BenchAgents: Multi-Agent Systems for Structured Benchmark Creation
This addresses the need for scalable, high-quality benchmarks to evaluate evolving generative AI models, though it is incremental as it builds on existing LLM and multi-agent methods.
The authors tackled the problem of slow and expensive manual benchmark creation by introducing BenchAgents, a multi-agent framework that automates the process using LLMs, resulting in benchmarks for planning, constraint satisfaction, and causal reasoning across language and vision modalities.

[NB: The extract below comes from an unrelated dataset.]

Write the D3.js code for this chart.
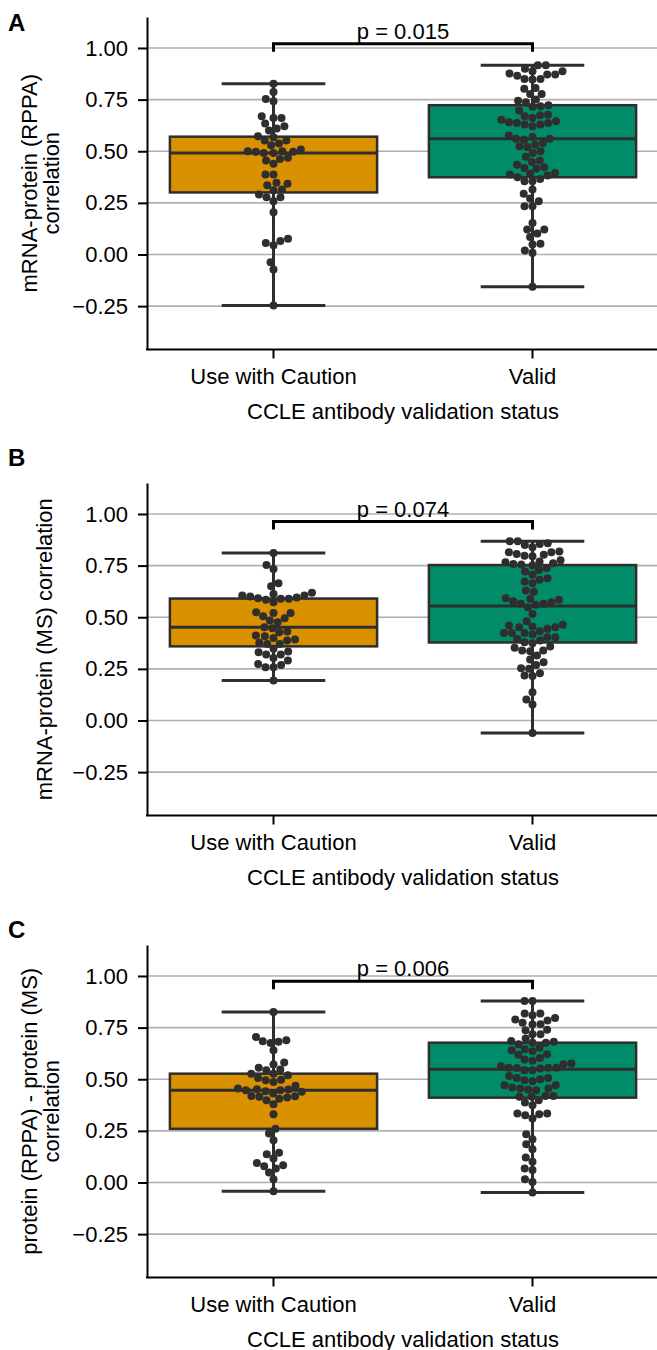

Evaluation insights are limited by the availability of high-quality benchmarks. As models evolve, there is a need to create benchmarks that can measure progress on new and complex generative capabilities. However, manually creating new benchmarks is slow and expensive, restricting comprehensive evaluations for any capability. We introduce BenchAgents, a multi-agent framework that methodically leverages large language models (LLMs) to automate evaluation benchmark creation while inherently ensuring data and (evaluation) metric quality. BenchAgents decomposes the benchmark creation process into planning, generation, verification, and evaluation, each of which is ] orchestrated via LLM agents. These agents interact with each other and utilize feedback from benchmark developers to improve and flexibly control data diversity and quality. We use BenchAgents to create benchmarks to evaluate capabilities related to planning, constraint satisfaction, and causal reasoning spanning both language and vision modalities. We then use these benchmarks to study state-of-the-art models and extract new insights into common failure modes and model differences.